STATED GOAL: From the very first line of the data to the line containing "const panelOffsets = [0, -114, -214];", retype everything exactly, leaving the pictures behind.

DATA SHOWN:

◆ ◆ ◆

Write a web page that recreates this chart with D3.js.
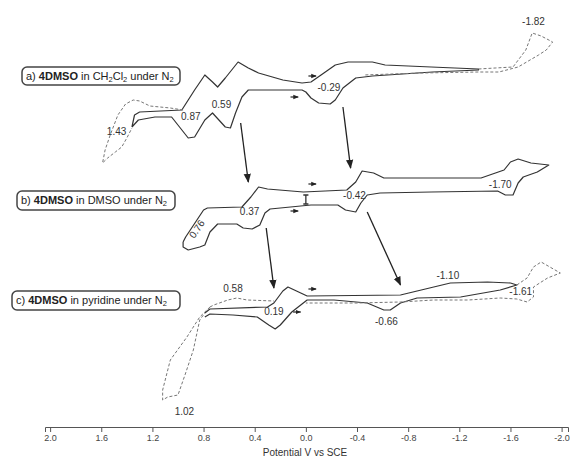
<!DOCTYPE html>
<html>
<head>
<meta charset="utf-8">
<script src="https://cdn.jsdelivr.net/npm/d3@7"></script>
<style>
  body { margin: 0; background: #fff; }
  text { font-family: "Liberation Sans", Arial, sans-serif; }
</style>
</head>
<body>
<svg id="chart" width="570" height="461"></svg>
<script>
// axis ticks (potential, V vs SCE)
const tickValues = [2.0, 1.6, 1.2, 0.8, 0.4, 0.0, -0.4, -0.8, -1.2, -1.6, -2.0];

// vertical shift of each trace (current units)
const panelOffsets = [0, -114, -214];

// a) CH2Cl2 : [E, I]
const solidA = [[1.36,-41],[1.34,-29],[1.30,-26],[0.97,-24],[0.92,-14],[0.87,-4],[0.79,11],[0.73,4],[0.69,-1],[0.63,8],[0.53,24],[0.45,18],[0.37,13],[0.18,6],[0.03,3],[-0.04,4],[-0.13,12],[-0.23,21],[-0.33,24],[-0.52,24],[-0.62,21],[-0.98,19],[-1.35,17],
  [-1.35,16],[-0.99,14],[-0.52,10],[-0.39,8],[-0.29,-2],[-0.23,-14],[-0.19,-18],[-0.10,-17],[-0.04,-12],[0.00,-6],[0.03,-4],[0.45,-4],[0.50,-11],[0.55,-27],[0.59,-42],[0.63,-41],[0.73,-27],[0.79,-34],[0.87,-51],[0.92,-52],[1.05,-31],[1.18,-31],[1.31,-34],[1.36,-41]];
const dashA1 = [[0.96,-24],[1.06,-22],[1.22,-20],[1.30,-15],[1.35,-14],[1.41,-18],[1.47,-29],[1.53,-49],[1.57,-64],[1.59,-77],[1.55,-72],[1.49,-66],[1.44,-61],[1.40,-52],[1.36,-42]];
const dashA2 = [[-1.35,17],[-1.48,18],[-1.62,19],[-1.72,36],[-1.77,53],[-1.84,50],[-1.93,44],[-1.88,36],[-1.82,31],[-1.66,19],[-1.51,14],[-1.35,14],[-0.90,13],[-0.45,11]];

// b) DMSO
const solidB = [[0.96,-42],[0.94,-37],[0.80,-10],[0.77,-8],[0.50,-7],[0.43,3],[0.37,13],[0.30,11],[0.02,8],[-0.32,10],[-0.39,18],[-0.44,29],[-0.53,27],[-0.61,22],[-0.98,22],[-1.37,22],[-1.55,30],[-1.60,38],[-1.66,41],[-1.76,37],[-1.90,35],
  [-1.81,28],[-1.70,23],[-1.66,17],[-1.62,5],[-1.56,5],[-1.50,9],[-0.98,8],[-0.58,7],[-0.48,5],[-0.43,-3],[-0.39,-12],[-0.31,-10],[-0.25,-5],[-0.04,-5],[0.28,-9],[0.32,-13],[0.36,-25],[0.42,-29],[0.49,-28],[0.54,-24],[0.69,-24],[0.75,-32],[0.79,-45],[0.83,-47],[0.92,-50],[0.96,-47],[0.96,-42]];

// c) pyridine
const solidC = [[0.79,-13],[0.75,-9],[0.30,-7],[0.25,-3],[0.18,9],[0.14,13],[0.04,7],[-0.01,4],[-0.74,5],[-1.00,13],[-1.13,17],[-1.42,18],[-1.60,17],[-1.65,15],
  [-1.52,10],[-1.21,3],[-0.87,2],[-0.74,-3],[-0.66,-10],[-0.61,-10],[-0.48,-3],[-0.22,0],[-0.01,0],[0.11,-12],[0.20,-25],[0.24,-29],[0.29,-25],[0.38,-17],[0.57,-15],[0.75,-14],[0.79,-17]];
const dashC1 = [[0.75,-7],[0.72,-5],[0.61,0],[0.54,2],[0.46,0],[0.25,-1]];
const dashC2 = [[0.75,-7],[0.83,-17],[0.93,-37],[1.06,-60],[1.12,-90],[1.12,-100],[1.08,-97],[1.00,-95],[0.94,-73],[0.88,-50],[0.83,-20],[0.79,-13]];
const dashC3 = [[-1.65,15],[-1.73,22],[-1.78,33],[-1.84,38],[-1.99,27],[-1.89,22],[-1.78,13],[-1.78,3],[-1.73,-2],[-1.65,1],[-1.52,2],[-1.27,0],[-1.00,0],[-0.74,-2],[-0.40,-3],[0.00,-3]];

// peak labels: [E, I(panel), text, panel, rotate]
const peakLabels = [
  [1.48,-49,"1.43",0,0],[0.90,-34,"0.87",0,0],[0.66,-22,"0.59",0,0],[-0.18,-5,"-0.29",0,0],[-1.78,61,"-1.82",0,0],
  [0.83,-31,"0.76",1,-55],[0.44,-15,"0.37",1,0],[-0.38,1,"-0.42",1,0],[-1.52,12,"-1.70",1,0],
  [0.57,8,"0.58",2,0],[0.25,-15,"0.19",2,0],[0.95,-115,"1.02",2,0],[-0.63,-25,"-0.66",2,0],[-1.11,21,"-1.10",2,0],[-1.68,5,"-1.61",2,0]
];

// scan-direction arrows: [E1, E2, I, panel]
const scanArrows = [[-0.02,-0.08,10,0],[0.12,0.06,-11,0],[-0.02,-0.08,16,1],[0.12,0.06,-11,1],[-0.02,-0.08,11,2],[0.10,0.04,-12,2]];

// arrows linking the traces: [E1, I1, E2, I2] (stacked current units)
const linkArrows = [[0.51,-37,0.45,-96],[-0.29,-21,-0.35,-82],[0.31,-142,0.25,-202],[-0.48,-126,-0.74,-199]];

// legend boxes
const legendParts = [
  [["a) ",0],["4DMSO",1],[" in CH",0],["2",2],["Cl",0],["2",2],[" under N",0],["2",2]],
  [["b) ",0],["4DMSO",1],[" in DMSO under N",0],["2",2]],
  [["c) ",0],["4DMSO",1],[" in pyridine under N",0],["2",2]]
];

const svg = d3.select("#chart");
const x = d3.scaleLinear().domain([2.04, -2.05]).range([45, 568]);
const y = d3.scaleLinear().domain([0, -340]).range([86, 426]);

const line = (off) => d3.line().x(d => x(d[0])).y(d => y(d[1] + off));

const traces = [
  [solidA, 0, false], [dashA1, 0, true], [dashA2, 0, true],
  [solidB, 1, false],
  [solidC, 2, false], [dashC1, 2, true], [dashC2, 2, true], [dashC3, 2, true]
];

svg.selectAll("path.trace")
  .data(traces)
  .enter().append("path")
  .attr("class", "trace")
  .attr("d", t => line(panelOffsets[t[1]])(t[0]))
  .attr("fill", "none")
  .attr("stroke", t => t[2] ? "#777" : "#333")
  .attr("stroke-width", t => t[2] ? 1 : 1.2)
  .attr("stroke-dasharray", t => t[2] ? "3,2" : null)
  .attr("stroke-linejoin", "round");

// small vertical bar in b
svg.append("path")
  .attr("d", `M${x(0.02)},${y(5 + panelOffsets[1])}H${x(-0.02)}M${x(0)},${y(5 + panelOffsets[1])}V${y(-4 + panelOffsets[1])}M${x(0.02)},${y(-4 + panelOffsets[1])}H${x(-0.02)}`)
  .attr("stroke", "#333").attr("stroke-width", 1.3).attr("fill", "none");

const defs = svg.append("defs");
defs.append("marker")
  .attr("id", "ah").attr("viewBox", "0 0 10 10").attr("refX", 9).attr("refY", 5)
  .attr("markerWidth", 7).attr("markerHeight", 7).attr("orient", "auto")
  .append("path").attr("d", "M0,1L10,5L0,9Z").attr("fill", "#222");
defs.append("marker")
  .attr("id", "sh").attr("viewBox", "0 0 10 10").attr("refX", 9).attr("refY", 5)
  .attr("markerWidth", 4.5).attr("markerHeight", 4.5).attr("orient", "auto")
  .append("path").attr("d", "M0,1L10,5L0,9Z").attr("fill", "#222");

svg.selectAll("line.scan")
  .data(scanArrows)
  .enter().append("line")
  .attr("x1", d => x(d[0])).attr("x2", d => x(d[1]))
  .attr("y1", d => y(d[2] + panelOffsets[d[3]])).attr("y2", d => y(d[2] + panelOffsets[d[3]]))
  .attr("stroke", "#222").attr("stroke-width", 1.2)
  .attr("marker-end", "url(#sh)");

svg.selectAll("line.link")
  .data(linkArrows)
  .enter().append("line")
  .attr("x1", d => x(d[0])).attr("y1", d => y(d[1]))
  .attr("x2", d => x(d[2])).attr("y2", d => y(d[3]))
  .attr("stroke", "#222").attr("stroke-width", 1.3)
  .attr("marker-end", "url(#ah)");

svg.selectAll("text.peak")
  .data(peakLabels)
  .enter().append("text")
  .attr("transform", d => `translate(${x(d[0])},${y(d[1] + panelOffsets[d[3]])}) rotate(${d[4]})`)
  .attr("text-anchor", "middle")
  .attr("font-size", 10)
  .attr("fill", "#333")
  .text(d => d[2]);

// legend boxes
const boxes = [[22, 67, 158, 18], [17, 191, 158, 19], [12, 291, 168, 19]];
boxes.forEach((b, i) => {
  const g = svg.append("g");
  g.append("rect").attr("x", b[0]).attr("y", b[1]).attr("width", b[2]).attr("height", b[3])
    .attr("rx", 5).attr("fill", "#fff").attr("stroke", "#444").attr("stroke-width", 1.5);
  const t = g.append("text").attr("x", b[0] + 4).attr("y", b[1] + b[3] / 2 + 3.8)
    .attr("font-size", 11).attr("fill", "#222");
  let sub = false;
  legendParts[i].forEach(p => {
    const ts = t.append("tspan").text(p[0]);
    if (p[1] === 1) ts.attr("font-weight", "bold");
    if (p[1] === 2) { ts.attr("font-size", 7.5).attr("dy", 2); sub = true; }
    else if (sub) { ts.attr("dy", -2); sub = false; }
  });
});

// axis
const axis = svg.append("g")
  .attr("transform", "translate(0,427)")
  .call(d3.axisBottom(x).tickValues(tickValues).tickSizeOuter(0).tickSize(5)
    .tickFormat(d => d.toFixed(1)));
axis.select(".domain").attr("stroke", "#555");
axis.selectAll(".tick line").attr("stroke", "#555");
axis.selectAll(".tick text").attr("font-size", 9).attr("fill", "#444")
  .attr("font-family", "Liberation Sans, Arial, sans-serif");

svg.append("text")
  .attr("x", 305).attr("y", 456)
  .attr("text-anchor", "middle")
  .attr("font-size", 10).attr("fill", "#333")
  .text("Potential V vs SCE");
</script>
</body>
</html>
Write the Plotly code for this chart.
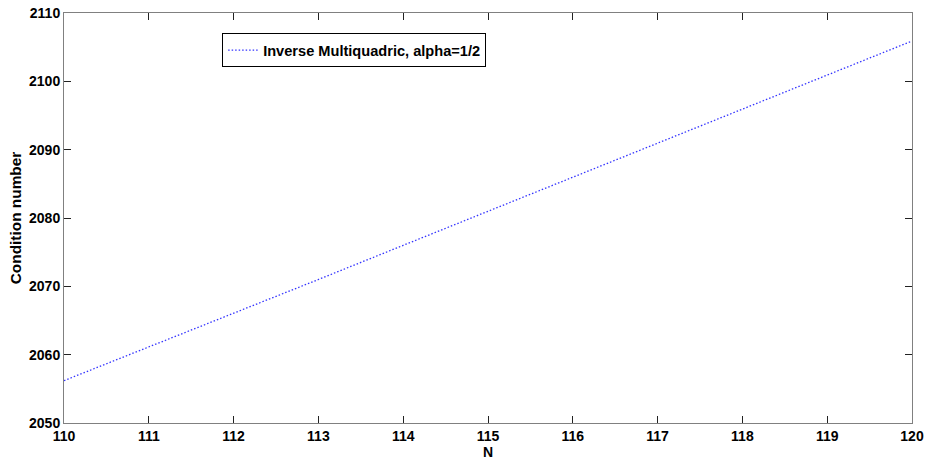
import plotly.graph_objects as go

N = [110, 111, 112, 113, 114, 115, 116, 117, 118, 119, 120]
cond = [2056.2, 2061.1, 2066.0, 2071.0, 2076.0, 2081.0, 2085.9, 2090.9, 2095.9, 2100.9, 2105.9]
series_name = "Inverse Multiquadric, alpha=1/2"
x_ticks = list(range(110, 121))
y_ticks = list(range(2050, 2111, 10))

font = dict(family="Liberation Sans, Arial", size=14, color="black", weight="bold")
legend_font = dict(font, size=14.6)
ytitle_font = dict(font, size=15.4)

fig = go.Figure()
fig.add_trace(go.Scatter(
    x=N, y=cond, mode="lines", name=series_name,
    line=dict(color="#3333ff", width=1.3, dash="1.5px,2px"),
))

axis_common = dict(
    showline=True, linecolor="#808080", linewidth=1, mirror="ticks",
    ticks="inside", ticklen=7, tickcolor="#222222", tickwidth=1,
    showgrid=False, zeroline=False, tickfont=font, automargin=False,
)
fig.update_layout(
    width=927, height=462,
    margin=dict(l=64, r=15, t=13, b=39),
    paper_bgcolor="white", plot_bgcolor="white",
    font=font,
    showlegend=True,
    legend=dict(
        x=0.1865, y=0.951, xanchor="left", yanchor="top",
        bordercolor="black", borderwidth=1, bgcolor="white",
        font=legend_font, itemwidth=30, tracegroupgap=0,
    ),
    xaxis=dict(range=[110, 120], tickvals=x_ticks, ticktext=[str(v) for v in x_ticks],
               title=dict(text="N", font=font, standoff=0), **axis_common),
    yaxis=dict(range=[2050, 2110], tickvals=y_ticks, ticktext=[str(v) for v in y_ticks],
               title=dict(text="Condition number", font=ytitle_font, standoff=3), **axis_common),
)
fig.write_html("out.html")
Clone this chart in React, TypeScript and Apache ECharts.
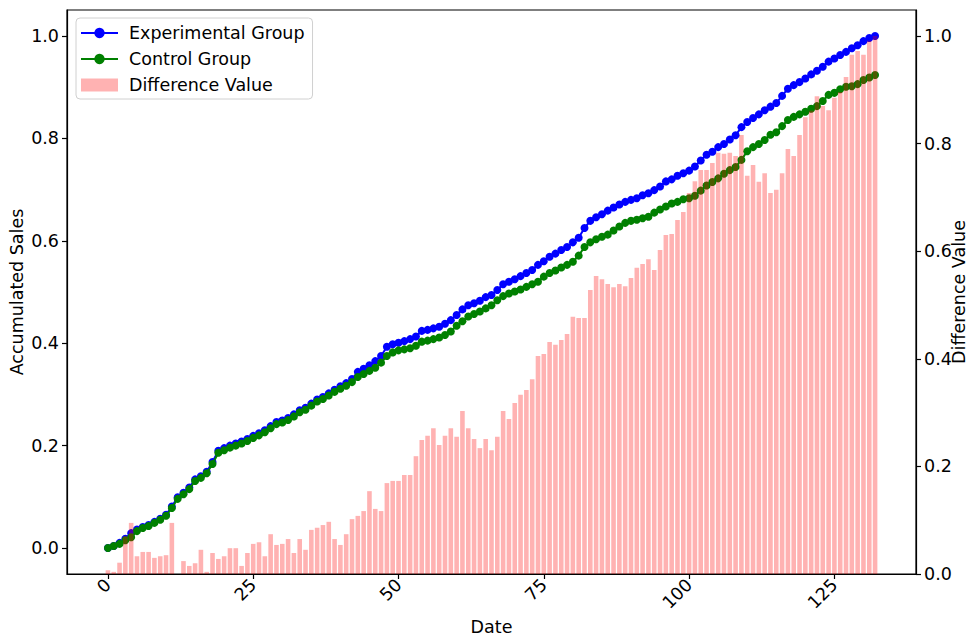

◆ ◆ ◆

SOLUTION TO THE EXERCISE:
Write a web page that recreates this chart with D3.js.
<!DOCTYPE html>
<html>
<head>
<meta charset="utf-8">
<script src="https://cdn.jsdelivr.net/npm/d3@7"></script>
<style>
  body { margin: 0; background: #fff; }
  text { font-family: "Liberation Sans", Arial, sans-serif; }
</style>
</head>
<body>
<svg id="chart" width="570" height="461"></svg>
<script>
// axis ticks (potential, V vs SCE)
const tickValues = [2.0, 1.6, 1.2, 0.8, 0.4, 0.0, -0.4, -0.8, -1.2, -1.6, -2.0];

// vertical shift of each trace (current units)
const panelOffsets = [0, -114, -214];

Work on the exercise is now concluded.